## Begin

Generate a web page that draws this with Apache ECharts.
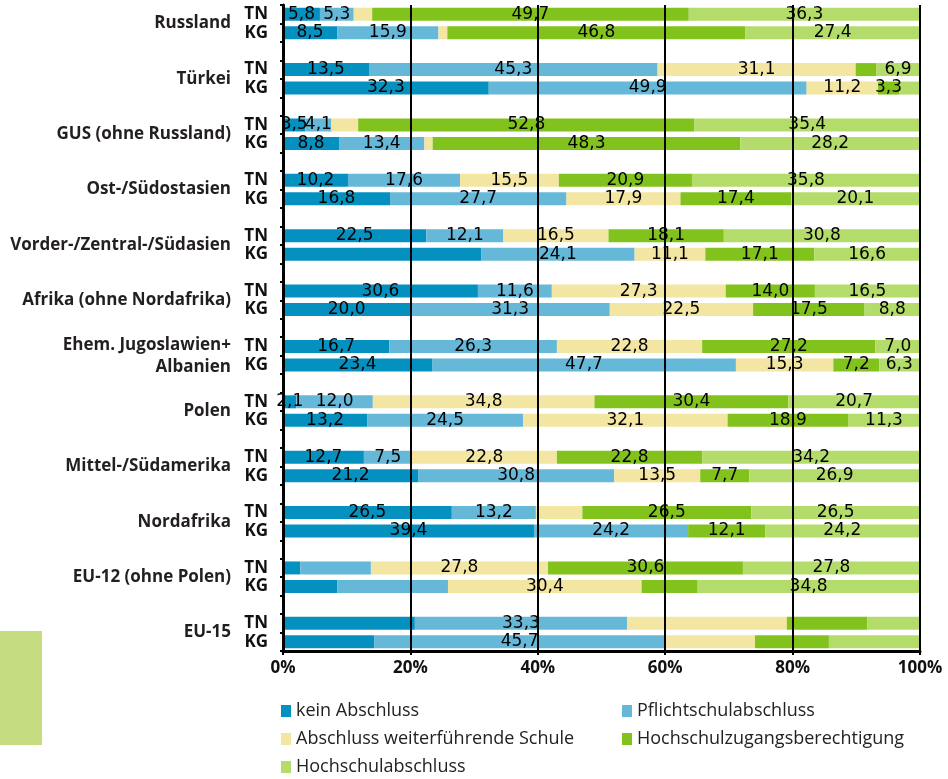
<!DOCTYPE html>
<html>
<head>
<meta charset="utf-8">
<script src="https://cdn.jsdelivr.net/npm/echarts@6/dist/echarts.min.js"></script>
<style>
html,body{margin:0;padding:0;background:#fff;}
#chart{width:948px;height:779px;}
</style>
</head>
<body>
<div id="chart"></div>
<script>
// ---- data ----
var groups = ['Russland', 'Türkei', 'GUS (ohne Russland)', 'Ost-/Südostasien', 'Vorder-/Zentral-/Südasien',
  'Afrika (ohne Nordafrika)', 'Ehem. Jugoslawien+\nAlbanien', 'Polen', 'Mittel-/Südamerika', 'Nordafrika',
  'EU-12 (ohne Polen)', 'EU-15'];
var rowTypes = ['TN', 'KG'];
var seriesNames = ['kein Abschluss', 'Pflichtschulabschluss', 'Abschluss weiterführende Schule',
  'Hochschulzugangsberechtigung', 'Hochschulabschluss'];
// values per row: TN, KG for each group in order
var keinAbschluss = [5.8, 8.5, 13.5, 32.3, 3.5, 8.8, 10.2, 16.8, 22.5, 31.1, 30.6, 20.0, 16.7, 23.4, 2.1, 13.2, 12.7, 21.2, 26.5, 39.4, 2.7, 8.5, 20.7, 14.3];
var pflicht = [5.3, 15.9, 45.3, 49.9, 4.1, 13.4, 17.6, 27.7, 12.1, 24.1, 11.6, 31.3, 26.3, 47.7, 12.0, 24.5, 7.5, 30.8, 13.2, 24.2, 11.1, 17.4, 33.3, 45.7];
var weiterf = [2.9, 1.4, 31.1, 11.2, 4.2, 1.3, 15.5, 17.9, 16.5, 11.1, 27.3, 22.5, 22.8, 15.3, 34.8, 32.1, 22.8, 13.5, 7.3, 0, 27.8, 30.4, 25.1, 14.1];
var hzb = [49.7, 46.8, 3.2, 3.3, 52.8, 48.3, 20.9, 17.4, 18.1, 17.1, 14.0, 17.5, 27.2, 7.2, 30.4, 18.9, 22.8, 7.7, 26.5, 12.1, 30.6, 8.8, 12.6, 11.6];
var hochschul = [36.3, 27.4, 6.9, 3.3, 35.4, 28.2, 35.8, 20.1, 30.8, 16.6, 16.5, 8.8, 7.0, 6.3, 20.7, 11.3, 34.2, 26.9, 26.5, 24.2, 27.8, 34.8, 8.3, 14.3];
// rows whose value labels are not shown in the original
var noLabelKein = [9, 20, 21, 22, 23];
var noLabelPflicht = [20, 21];
var noLabelWeiterf = [0, 1, 4, 5, 18, 19, 22, 23];
var noLabelHzb = [2, 21, 22, 23];
var noLabelHochschul = [3, 22, 23];
var xTicks = [0, 20, 40, 60, 80, 100];
var colors = ['#0591c0', '#66b8d8', '#f3e5a2', '#82c21c', '#b4dc6a'];

// ---- build slots: TN, KG, spacer per group (no spacer after last) ----
var cats = [], rowOfSlot = [];
groups.forEach(function (g, gi) {
  rowTypes.forEach(function (t, ti) { cats.push(gi + '|' + t); rowOfSlot.push(gi * 2 + ti); });
  if (gi < groups.length - 1) { cats.push(gi + '|sp'); rowOfSlot.push(-1); }
});
var groupCats = [], groupLabelOf = {};
for (var i = 0; i <= cats.length; i++) { groupCats.push('b' + i); }
groups.forEach(function (g, gi) { groupLabelOf['b' + (gi * 3 + 1)] = g; });

function fmt(v) { return v.toFixed(1).replace('.', ','); }
function buildData(arr, hidden) {
  return rowOfSlot.map(function (r) {
    if (r < 0) return null;
    var d = { value: arr[r] };
    if (hidden.indexOf(r) >= 0) d.label = { show: false };
    return d;
  });
}
var seriesArrays = [keinAbschluss, pflicht, weiterf, hzb, hochschul];
var hiddenArrays = [noLabelKein, noLabelPflicht, noLabelWeiterf, noLabelHzb, noLabelHochschul];

var series = seriesNames.map(function (n, si) {
  return {
    name: n, type: 'bar', stack: 'all', barWidth: 13,
    itemStyle: { color: colors[si] },
    label: {
      show: true, position: 'inside', color: '#000',
      fontFamily: 'DejaVu Sans', fontSize: 17,
      formatter: function (p) { return fmt(p.value); }
    },
    emphasis: { disabled: true },
    data: buildData(seriesArrays[si], hiddenArrays[si])
  };
});

var chart = echarts.init(document.getElementById('chart'), null, { renderer: 'canvas' });
chart.setOption({
  animation: false,
  backgroundColor: '#fff',
  grid: { left: 283, right: 28, top: 5, bottom: 128, containLabel: false },
  xAxis: {
    type: 'value', min: 0, max: 100, interval: 20, z: 10,
    axisLine: { show: true, lineStyle: { color: '#000', width: 3 } },
    axisTick: { show: true, length: 4, lineStyle: { color: '#000', width: 2 } },
    splitLine: { show: true, lineStyle: { color: '#000', width: 2 } },
    axisLabel: {
      margin: 9, color: '#111', fontFamily: 'Open Sans', fontWeight: 'bold', fontSize: 17,
      formatter: function (v) { return xTicks.indexOf(v) >= 0 ? v + '%' : ''; }
    }
  },
  yAxis: [{
    type: 'category', inverse: true, data: cats, z: 11,
    axisLine: { show: true, lineStyle: { color: '#000', width: 3 } },
    axisTick: { show: true, length: 3, interval: 0, lineStyle: { color: '#000', width: 2 } },
    axisLabel: {
      interval: 0, margin: 15, color: '#111', fontFamily: 'Open Sans', fontWeight: 'bold', fontSize: 17,
      formatter: function (v) { var t = v.split('|')[1]; return t === 'sp' ? '' : t; }
    }
  }, {
    type: 'category', inverse: true, data: groupCats, boundaryGap: false, position: 'left',
    axisLine: { show: false }, axisTick: { show: false }, splitLine: { show: false },
    axisLabel: {
      interval: 0, margin: 52, color: '#231f20', fontFamily: 'Open Sans', fontWeight: 'bold', fontSize: 17,
      lineHeight: 22, align: 'right',
      formatter: function (v) { return groupLabelOf[v] || ''; }
    }
  }],
  legend: {
    show: true, left: 281, top: 697, width: 700, orient: 'horizontal', padding: 0,
    itemWidth: 10, itemHeight: 12, itemGap: 0, icon: 'rect',
    selectedMode: false,
    textStyle: { fontFamily: 'Open Sans', fontSize: 18, color: '#222', width: 326, lineHeight: 28 },
    data: seriesNames
  },
  graphic: [{
    type: 'rect', left: 0, top: 631, shape: { width: 42, height: 114 },
    style: { fill: '#c5dc80' }, silent: true
  }],
  series: series
});
</script>
</body>
</html>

## End

* Exercise description *
Ignore the images and quote every line of the listing exactly.

* Result of the task *
Generate a web page that draws this with Apache ECharts.
<!DOCTYPE html>
<html>
<head>
<meta charset="utf-8">
<script src="https://cdn.jsdelivr.net/npm/echarts@6/dist/echarts.min.js"></script>
<style>
html,body{margin:0;padding:0;background:#fff;}
#chart{width:948px;height:779px;}
</style>
</head>
<body>
<div id="chart"></div>
<script>
// ---- data ----
var groups = ['Russland', 'Türkei', 'GUS (ohne Russland)', 'Ost-/Südostasien', 'Vorder-/Zentral-/Südasien',
  'Afrika (ohne Nordafrika)', 'Ehem. Jugoslawien+\nAlbanien', 'Polen', 'Mittel-/Südamerika', 'Nordafrika',
  'EU-12 (ohne Polen)', 'EU-15'];
var rowTypes = ['TN', 'KG'];
var seriesNames = ['kein Abschluss', 'Pflichtschulabschluss', 'Abschluss weiterführende Schule',
  'Hochschulzugangsberechtigung', 'Hochschulabschluss'];
// values per row: TN, KG for each group in order
var keinAbschluss = [5.8, 8.5, 13.5, 32.3, 3.5, 8.8, 10.2, 16.8, 22.5, 31.1, 30.6, 20.0, 16.7, 23.4, 2.1, 13.2, 12.7, 21.2, 26.5, 39.4, 2.7, 8.5, 20.7, 14.3];
var pflicht = [5.3, 15.9, 45.3, 49.9, 4.1, 13.4, 17.6, 27.7, 12.1, 24.1, 11.6, 31.3, 26.3, 47.7, 12.0, 24.5, 7.5, 30.8, 13.2, 24.2, 11.1, 17.4, 33.3, 45.7];
var weiterf = [2.9, 1.4, 31.1, 11.2, 4.2, 1.3, 15.5, 17.9, 16.5, 11.1, 27.3, 22.5, 22.8, 15.3, 34.8, 32.1, 22.8, 13.5, 7.3, 0, 27.8, 30.4, 25.1, 14.1];
var hzb = [49.7, 46.8, 3.2, 3.3, 52.8, 48.3, 20.9, 17.4, 18.1, 17.1, 14.0, 17.5, 27.2, 7.2, 30.4, 18.9, 22.8, 7.7, 26.5, 12.1, 30.6, 8.8, 12.6, 11.6];
var hochschul = [36.3, 27.4, 6.9, 3.3, 35.4, 28.2, 35.8, 20.1, 30.8, 16.6, 16.5, 8.8, 7.0, 6.3, 20.7, 11.3, 34.2, 26.9, 26.5, 24.2, 27.8, 34.8, 8.3, 14.3];
// rows whose value labels are not shown in the original
var noLabelKein = [9, 20, 21, 22, 23];
var noLabelPflicht = [20, 21];
var noLabelWeiterf = [0, 1, 4, 5, 18, 19, 22, 23];
var noLabelHzb = [2, 21, 22, 23];
var noLabelHochschul = [3, 22, 23];
var xTicks = [0, 20, 40, 60, 80, 100];
var colors = ['#0591c0', '#66b8d8', '#f3e5a2', '#82c21c', '#b4dc6a'];

// ---- build slots: TN, KG, spacer per group (no spacer after last) ----
var cats = [], rowOfSlot = [];
groups.forEach(function (g, gi) {
  rowTypes.forEach(function (t, ti) { cats.push(gi + '|' + t); rowOfSlot.push(gi * 2 + ti); });
  if (gi < groups.length - 1) { cats.push(gi + '|sp'); rowOfSlot.push(-1); }
});
var groupCats = [], groupLabelOf = {};
for (var i = 0; i <= cats.length; i++) { groupCats.push('b' + i); }
groups.forEach(function (g, gi) { groupLabelOf['b' + (gi * 3 + 1)] = g; });

function fmt(v) { return v.toFixed(1).replace('.', ','); }
function buildData(arr, hidden) {
  return rowOfSlot.map(function (r) {
    if (r < 0) return null;
    var d = { value: arr[r] };
    if (hidden.indexOf(r) >= 0) d.label = { show: false };
    return d;
  });
}
var seriesArrays = [keinAbschluss, pflicht, weiterf, hzb, hochschul];
var hiddenArrays = [noLabelKein, noLabelPflicht, noLabelWeiterf, noLabelHzb, noLabelHochschul];

var series = seriesNames.map(function (n, si) {
  return {
    name: n, type: 'bar', stack: 'all', barWidth: 13,
    itemStyle: { color: colors[si] },
    label: {
      show: true, position: 'inside', color: '#000',
      fontFamily: 'DejaVu Sans', fontSize: 17,
      formatter: function (p) { return fmt(p.value); }
    },
    emphasis: { disabled: true },
    data: buildData(seriesArrays[si], hiddenArrays[si])
  };
});

var chart = echarts.init(document.getElementById('chart'), null, { renderer: 'canvas' });
chart.setOption({
  animation: false,
  backgroundColor: '#fff',
  grid: { left: 283, right: 28, top: 5, bottom: 128, containLabel: false },
  xAxis: {
    type: 'value', min: 0, max: 100, interval: 20, z: 10,
    axisLine: { show: true, lineStyle: { color: '#000', width: 3 } },
    axisTick: { show: true, length: 4, lineStyle: { color: '#000', width: 2 } },
    splitLine: { show: true, lineStyle: { color: '#000', width: 2 } },
    axisLabel: {
      margin: 9, color: '#111', fontFamily: 'Open Sans', fontWeight: 'bold', fontSize: 17,
      formatter: function (v) { return xTicks.indexOf(v) >= 0 ? v + '%' : ''; }
    }
  },
  yAxis: [{
    type: 'category', inverse: true, data: cats, z: 11,
    axisLine: { show: true, lineStyle: { color: '#000', width: 3 } },
    axisTick: { show: true, length: 3, interval: 0, lineStyle: { color: '#000', width: 2 } },
    axisLabel: {
      interval: 0, margin: 15, color: '#111', fontFamily: 'Open Sans', fontWeight: 'bold', fontSize: 17,
      formatter: function (v) { var t = v.split('|')[1]; return t === 'sp' ? '' : t; }
    }
  }, {
    type: 'category', inverse: true, data: groupCats, boundaryGap: false, position: 'left',
    axisLine: { show: false }, axisTick: { show: false }, splitLine: { show: false },
    axisLabel: {
      interval: 0, margin: 52, color: '#231f20', fontFamily: 'Open Sans', fontWeight: 'bold', fontSize: 17,
      lineHeight: 22, align: 'right',
      formatter: function (v) { return groupLabelOf[v] || ''; }
    }
  }],
  legend: {
    show: true, left: 281, top: 697, width: 700, orient: 'horizontal', padding: 0,
    itemWidth: 10, itemHeight: 12, itemGap: 0, icon: 'rect',
    selectedMode: false,
    textStyle: { fontFamily: 'Open Sans', fontSize: 18, color: '#222', width: 326, lineHeight: 28 },
    data: seriesNames
  },
  graphic: [{
    type: 'rect', left: 0, top: 631, shape: { width: 42, height: 114 },
    style: { fill: '#c5dc80' }, silent: true
  }],
  series: series
});
</script>
</body>
</html>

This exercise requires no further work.